Return only the lines from the top of the data down to the one that holds "import seaborn as sns", both included, without any pictures.

- - - - - - -

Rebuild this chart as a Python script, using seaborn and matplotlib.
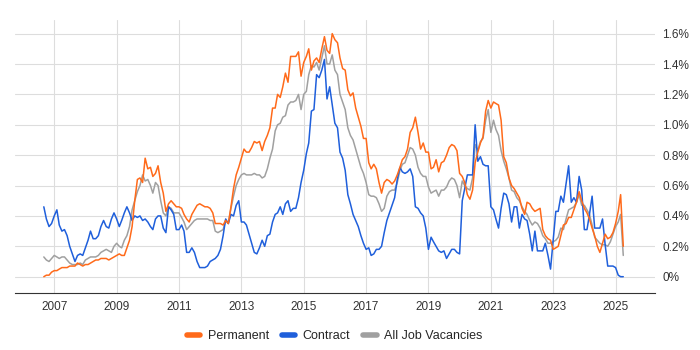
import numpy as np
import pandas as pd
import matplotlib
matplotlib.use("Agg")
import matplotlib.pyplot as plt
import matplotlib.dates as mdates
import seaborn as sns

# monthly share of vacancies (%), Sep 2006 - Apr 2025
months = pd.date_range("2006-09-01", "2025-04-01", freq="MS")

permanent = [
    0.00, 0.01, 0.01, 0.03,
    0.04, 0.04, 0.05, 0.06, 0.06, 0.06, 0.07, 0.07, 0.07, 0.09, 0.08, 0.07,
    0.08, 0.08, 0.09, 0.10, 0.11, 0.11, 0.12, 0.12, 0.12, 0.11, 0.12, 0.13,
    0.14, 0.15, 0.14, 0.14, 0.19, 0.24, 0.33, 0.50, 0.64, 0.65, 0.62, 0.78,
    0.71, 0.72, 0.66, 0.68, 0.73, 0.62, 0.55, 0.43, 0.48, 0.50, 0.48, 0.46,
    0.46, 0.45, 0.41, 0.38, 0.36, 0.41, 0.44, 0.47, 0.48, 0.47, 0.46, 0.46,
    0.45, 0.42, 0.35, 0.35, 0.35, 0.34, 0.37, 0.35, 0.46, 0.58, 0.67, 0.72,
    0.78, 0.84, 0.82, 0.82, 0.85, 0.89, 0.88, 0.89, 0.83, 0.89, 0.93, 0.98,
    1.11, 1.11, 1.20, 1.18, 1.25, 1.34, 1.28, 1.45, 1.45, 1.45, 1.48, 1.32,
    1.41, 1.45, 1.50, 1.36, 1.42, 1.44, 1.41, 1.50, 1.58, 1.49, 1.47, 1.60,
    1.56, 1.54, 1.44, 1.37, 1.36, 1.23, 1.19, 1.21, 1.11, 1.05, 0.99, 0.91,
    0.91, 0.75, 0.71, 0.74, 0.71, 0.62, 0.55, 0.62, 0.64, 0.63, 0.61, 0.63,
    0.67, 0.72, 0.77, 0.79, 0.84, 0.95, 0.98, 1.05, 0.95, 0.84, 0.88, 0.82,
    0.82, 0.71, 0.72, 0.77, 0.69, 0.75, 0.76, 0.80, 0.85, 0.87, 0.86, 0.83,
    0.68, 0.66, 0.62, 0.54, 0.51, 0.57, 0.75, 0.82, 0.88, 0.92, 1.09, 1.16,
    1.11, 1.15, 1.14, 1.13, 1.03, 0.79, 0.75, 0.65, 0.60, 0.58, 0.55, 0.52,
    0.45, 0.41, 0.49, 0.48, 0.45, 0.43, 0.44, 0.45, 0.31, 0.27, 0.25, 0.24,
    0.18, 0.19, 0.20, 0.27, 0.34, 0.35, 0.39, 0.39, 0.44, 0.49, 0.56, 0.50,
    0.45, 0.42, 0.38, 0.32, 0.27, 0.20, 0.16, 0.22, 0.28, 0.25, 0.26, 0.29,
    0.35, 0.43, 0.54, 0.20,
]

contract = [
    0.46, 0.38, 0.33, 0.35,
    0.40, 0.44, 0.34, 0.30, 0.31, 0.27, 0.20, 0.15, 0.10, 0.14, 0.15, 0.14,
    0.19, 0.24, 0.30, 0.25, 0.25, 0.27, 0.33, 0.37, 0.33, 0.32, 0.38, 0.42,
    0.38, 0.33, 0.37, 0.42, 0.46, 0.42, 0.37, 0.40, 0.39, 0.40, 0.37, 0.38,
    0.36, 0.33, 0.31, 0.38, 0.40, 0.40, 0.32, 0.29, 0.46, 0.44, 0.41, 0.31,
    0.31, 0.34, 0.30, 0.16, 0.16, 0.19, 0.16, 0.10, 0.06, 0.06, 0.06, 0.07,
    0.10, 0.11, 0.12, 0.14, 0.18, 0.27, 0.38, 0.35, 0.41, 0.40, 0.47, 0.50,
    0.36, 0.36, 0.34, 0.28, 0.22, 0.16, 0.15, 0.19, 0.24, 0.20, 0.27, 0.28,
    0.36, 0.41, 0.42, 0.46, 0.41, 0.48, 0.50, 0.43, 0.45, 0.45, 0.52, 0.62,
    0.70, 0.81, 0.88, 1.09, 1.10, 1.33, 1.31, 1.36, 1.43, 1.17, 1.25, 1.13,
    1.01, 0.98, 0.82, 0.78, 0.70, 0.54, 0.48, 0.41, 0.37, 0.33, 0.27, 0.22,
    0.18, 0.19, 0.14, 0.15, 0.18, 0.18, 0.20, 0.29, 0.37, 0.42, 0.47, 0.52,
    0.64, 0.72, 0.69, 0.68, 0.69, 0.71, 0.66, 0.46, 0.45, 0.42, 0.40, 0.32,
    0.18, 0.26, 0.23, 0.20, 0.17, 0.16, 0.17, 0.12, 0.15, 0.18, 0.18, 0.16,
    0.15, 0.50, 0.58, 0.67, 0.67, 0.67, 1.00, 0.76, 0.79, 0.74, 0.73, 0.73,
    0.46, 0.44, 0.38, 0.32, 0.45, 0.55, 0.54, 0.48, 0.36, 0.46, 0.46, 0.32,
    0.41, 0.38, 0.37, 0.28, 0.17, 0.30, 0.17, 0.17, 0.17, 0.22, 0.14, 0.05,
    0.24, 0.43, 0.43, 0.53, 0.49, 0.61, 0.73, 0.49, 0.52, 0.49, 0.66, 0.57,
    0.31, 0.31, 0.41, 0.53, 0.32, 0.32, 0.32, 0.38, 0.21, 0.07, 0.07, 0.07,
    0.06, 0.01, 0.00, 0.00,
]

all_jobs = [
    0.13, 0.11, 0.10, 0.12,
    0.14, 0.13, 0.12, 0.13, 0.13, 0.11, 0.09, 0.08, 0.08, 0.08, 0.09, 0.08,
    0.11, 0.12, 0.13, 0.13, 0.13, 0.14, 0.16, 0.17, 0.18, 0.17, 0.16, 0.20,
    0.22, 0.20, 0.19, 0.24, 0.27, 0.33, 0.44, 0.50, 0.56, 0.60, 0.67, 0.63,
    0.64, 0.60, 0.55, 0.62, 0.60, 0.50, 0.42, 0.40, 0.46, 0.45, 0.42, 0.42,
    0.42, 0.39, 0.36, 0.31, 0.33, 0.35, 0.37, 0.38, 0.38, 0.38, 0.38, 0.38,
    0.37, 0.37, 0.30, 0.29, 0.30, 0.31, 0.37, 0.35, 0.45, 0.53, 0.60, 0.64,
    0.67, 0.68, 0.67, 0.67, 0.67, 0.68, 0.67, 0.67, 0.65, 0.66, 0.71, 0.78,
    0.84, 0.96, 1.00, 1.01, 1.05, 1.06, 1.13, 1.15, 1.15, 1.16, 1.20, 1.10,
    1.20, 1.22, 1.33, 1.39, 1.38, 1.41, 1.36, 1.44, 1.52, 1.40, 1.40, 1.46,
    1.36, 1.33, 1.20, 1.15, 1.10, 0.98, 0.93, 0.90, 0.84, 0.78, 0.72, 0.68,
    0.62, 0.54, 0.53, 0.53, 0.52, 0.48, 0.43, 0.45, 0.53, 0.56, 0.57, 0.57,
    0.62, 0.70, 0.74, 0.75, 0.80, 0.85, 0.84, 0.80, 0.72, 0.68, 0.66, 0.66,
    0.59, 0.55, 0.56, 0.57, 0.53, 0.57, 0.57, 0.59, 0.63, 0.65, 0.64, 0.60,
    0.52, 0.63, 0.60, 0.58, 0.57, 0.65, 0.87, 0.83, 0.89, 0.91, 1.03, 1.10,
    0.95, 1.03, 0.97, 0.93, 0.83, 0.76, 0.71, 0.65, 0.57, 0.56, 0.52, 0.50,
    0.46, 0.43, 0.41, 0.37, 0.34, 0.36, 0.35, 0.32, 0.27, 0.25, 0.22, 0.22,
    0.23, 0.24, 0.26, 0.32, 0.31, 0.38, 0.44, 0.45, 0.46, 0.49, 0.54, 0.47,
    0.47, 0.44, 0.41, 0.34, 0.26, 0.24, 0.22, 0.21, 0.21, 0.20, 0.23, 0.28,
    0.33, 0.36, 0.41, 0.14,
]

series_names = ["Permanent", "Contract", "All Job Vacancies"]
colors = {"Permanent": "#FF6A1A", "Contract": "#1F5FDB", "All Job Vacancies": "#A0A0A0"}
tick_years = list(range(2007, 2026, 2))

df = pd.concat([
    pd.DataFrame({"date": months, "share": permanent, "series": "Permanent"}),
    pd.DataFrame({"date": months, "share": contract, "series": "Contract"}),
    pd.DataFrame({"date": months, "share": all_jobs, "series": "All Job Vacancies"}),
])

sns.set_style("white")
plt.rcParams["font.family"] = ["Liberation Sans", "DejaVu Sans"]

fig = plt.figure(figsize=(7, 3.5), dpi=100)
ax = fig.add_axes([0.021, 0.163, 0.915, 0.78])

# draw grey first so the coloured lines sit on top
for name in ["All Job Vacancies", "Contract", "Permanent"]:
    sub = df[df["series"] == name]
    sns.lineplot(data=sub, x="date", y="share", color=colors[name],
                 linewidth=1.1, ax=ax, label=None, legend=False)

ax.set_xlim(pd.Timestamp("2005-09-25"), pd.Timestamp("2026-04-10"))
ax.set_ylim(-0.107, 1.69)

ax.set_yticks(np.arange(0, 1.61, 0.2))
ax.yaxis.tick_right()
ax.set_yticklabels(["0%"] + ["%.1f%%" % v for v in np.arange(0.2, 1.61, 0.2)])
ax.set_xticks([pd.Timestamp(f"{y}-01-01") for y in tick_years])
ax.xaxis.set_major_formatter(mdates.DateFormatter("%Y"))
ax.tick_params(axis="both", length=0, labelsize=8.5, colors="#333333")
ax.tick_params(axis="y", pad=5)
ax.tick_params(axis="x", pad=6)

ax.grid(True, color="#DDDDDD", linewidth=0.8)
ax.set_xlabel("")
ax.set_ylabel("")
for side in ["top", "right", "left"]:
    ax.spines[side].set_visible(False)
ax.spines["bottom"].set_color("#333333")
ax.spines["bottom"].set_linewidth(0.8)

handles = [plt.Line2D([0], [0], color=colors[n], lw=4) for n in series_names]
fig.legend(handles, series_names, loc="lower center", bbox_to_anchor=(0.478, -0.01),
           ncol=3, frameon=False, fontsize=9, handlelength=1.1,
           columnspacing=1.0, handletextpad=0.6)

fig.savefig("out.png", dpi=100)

- - - - - - -

The output —
Rebuild this chart as a Python script, using seaborn and matplotlib.
import numpy as np
import pandas as pd
import matplotlib
matplotlib.use("Agg")
import matplotlib.pyplot as plt
import matplotlib.dates as mdates
import seaborn as sns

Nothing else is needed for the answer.